**TASK OBJECTIVE**: In the lines below, output everything from the first line through the line containing "de Asilo ou" exactly as it is. Pictures are not part of the output.

**SOURCE DATA**:

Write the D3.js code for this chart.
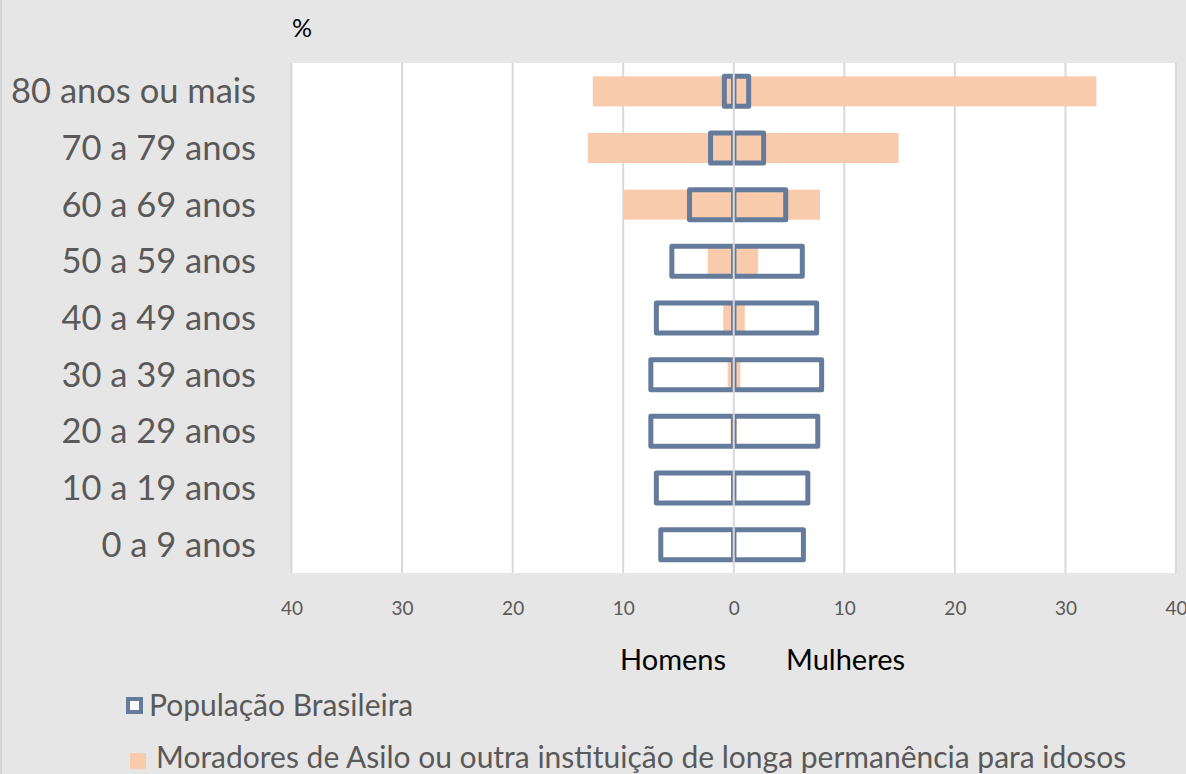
<!DOCTYPE html>
<html>
<head>
<meta charset="utf-8">
<script src="https://cdn.jsdelivr.net/npm/d3@7"></script>
<style>
  body { margin: 0; background: #e7e6e6; }
  svg { display: block; font-family: Lato, "Open Sans", sans-serif; }
</style>
</head>
<body>
<svg id="chart"></svg>
<script>
// age groups, bottom to top
var categories = ["0 a 9 anos", "10 a 19 anos", "20 a 29 anos", "30 a 39 anos", "40 a 49 anos",
                  "50 a 59 anos", "60 a 69 anos", "70 a 79 anos", "80 anos ou mais"];

// População Brasileira (%)
var popHomens   = [6.6, 7.0, 7.5, 7.5, 7.0, 5.6, 4.0, 2.1, 0.85];
var popMulheres = [6.3, 6.7, 7.6, 7.95, 7.5, 6.2, 4.7, 2.7, 1.35];

// Moradores de asilo (%)
var asiloHomens   = [0, 0, 0.3, 0.55, 0.95, 2.35, 10.0, 13.2, 12.75];
var asiloMulheres = [0, 0, 0.3, 0.6, 1.0, 2.2, 7.8, 14.9, 32.8];

var tickValues = [-40, -30, -20, -10, 0, 10, 20, 30, 40];

var seriesNames = ["População Brasileira",
                   "Moradores de Asilo ou outra instituição de longa permanência para idosos"];

var screen = { width: 1186, height: 774 };
var plot = { left: 291.5, right: 1176, top: 63, bottom: 573 };

var grey = "#595959";
var blue = "#657b9b";
var orange = "#f8cbad";
var gridColor = "#d9d9d9";

var svg = d3.select("#chart")
            .attr("width", screen.width)
            .attr("height", screen.height);

svg.append("rect")
   .attr("width", screen.width)
   .attr("height", screen.height)
   .attr("fill", "#e7e6e6");

// left frame edge
svg.append("line")
   .attr("x1", 1).attr("x2", 1)
   .attr("y1", 0).attr("y2", screen.height)
   .attr("stroke", "#d4d4d4").attr("stroke-width", 2);

var xScale = d3.scaleLinear()
               .domain([-40, 40])
               .range([plot.left, plot.right]);

var yScale = d3.scaleBand()
               .domain(categories.slice().reverse())
               .range([plot.top, plot.bottom])
               .paddingInner(0.47)
               .paddingOuter(0.235);

// plot area
svg.append("rect")
   .attr("x", plot.left)
   .attr("y", plot.top)
   .attr("width", plot.right - plot.left)
   .attr("height", plot.bottom - plot.top)
   .attr("fill", "white");

// gridlines
svg.append("g")
   .selectAll("line")
   .data(tickValues.filter(function(d) { return d != 0; }))
   .enter()
   .append("line")
   .attr("x1", function(d) { return xScale(d); })
   .attr("x2", function(d) { return xScale(d); })
   .attr("y1", plot.top)
   .attr("y2", plot.bottom)
   .attr("stroke", gridColor)
   .attr("stroke-width", 2);

// build rows for drawing
var rows = categories.map(function(c, i) {
  return { cat: c, ph: popHomens[i], pm: popMulheres[i], ah: asiloHomens[i], am: asiloMulheres[i] };
});

// asilo bars (filled)
var asilo = svg.append("g");
asilo.selectAll("rect.left")
     .data(rows)
     .enter()
     .append("rect")
     .attr("x", function(d) { return xScale(-d.ah); })
     .attr("y", function(d) { return yScale(d.cat); })
     .attr("width", function(d) { return xScale(0) - xScale(-d.ah); })
     .attr("height", yScale.bandwidth())
     .attr("fill", orange);
asilo.selectAll("rect.right")
     .data(rows)
     .enter()
     .append("rect")
     .attr("x", xScale(0))
     .attr("y", function(d) { return yScale(d.cat); })
     .attr("width", function(d) { return xScale(d.am) - xScale(0); })
     .attr("height", yScale.bandwidth())
     .attr("fill", orange);

// populacao bars (outlined)
var pop = svg.append("g")
             .attr("fill", "none")
             .attr("stroke", blue)
             .attr("stroke-width", 5)
             .attr("stroke-linejoin", "round");
pop.selectAll("rect.left")
   .data(rows)
   .enter()
   .append("rect")
   .attr("x", function(d) { return xScale(-d.ph); })
   .attr("y", function(d) { return yScale(d.cat); })
   .attr("width", function(d) { return xScale(0) - xScale(-d.ph); })
   .attr("height", yScale.bandwidth());
pop.selectAll("rect.right")
   .data(rows)
   .enter()
   .append("rect")
   .attr("x", xScale(0))
   .attr("y", function(d) { return yScale(d.cat); })
   .attr("width", function(d) { return xScale(d.pm) - xScale(0); })
   .attr("height", yScale.bandwidth());

// zero line on top
svg.append("line")
   .attr("x1", xScale(0)).attr("x2", xScale(0))
   .attr("y1", plot.top).attr("y2", plot.bottom)
   .attr("stroke", gridColor)
   .attr("stroke-width", 2);

// x axis labels
var xAxis = d3.axisBottom(xScale)
              .tickValues(tickValues)
              .tickSize(0)
              .tickPadding(0)
              .tickFormat(function(d) { return Math.abs(d); });

svg.append("g")
   .attr("transform", "translate(0," + 601 + ")")
   .call(xAxis)
   .call(function(g) { g.select(".domain").remove(); })
   .selectAll("text")
   .attr("fill", grey)
   .style("font-family", "Lato, sans-serif")
   .style("font-size", "19px");

// category labels
svg.append("g")
   .selectAll("text")
   .data(categories)
   .enter()
   .append("text")
   .attr("x", 256)
   .attr("y", function(d) { return yScale(d) + yScale.bandwidth() / 2; })
   .attr("dy", "0.35em")
   .attr("text-anchor", "end")
   .attr("fill", grey)
   .style("font-size", "34.5px")
   .text(function(d) { return d; });

// unit
svg.append("text")
   .attr("x", 292).attr("y", 37)
   .attr("fill", "black")
   .style("font-size", "25px")
   .text("%");

// sides
svg.append("text")
   .attr("x", 620).attr("y", 670)
   .attr("fill", "black")
   .style("font-size", "29px")
   .text("Homens");
svg.append("text")
   .attr("x", 786).attr("y", 670)
   .attr("fill", "black")
   .style("font-size", "29px")
   .text("Mulheres");

// legend
var legend = svg.append("g");
legend.append("rect")
      .attr("x", 128).attr("y", 699)
      .attr("width", 13).attr("height", 13)
      .attr("fill", "white")
      .attr("stroke", blue)
      .attr("stroke-width", 4);
legend.append("text")
      .attr("x", 149).attr("y", 716)
      .attr("fill", grey)
      .style("font-size", "30px")
      .text(seriesNames[0]);
legend.append("rect")
      .attr("x", 130).attr("y", 753)
      .attr("width", 16).attr("height", 16)
      .attr("fill", orange);
legend.append("text")
      .attr("x", 156).attr("y", 768)
      .attr("fill", grey)
      .style("font-size", "30px")
      .text(seriesNames[1]);
</script>
</body>
</html>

**THE ANSWER**:
Write the D3.js code for this chart.
<!DOCTYPE html>
<html>
<head>
<meta charset="utf-8">
<script src="https://cdn.jsdelivr.net/npm/d3@7"></script>
<style>
  body { margin: 0; background: #e7e6e6; }
  svg { display: block; font-family: Lato, "Open Sans", sans-serif; }
</style>
</head>
<body>
<svg id="chart"></svg>
<script>
// age groups, bottom to top
var categories = ["0 a 9 anos", "10 a 19 anos", "20 a 29 anos", "30 a 39 anos", "40 a 49 anos",
                  "50 a 59 anos", "60 a 69 anos", "70 a 79 anos", "80 anos ou mais"];

// População Brasileira (%)
var popHomens   = [6.6, 7.0, 7.5, 7.5, 7.0, 5.6, 4.0, 2.1, 0.85];
var popMulheres = [6.3, 6.7, 7.6, 7.95, 7.5, 6.2, 4.7, 2.7, 1.35];

// Moradores de asilo (%)
var asiloHomens   = [0, 0, 0.3, 0.55, 0.95, 2.35, 10.0, 13.2, 12.75];
var asiloMulheres = [0, 0, 0.3, 0.6, 1.0, 2.2, 7.8, 14.9, 32.8];

var tickValues = [-40, -30, -20, -10, 0, 10, 20, 30, 40];

var seriesNames = ["População Brasileira",
                   "Moradores de Asilo ou outra instituição de longa permanência para idosos"];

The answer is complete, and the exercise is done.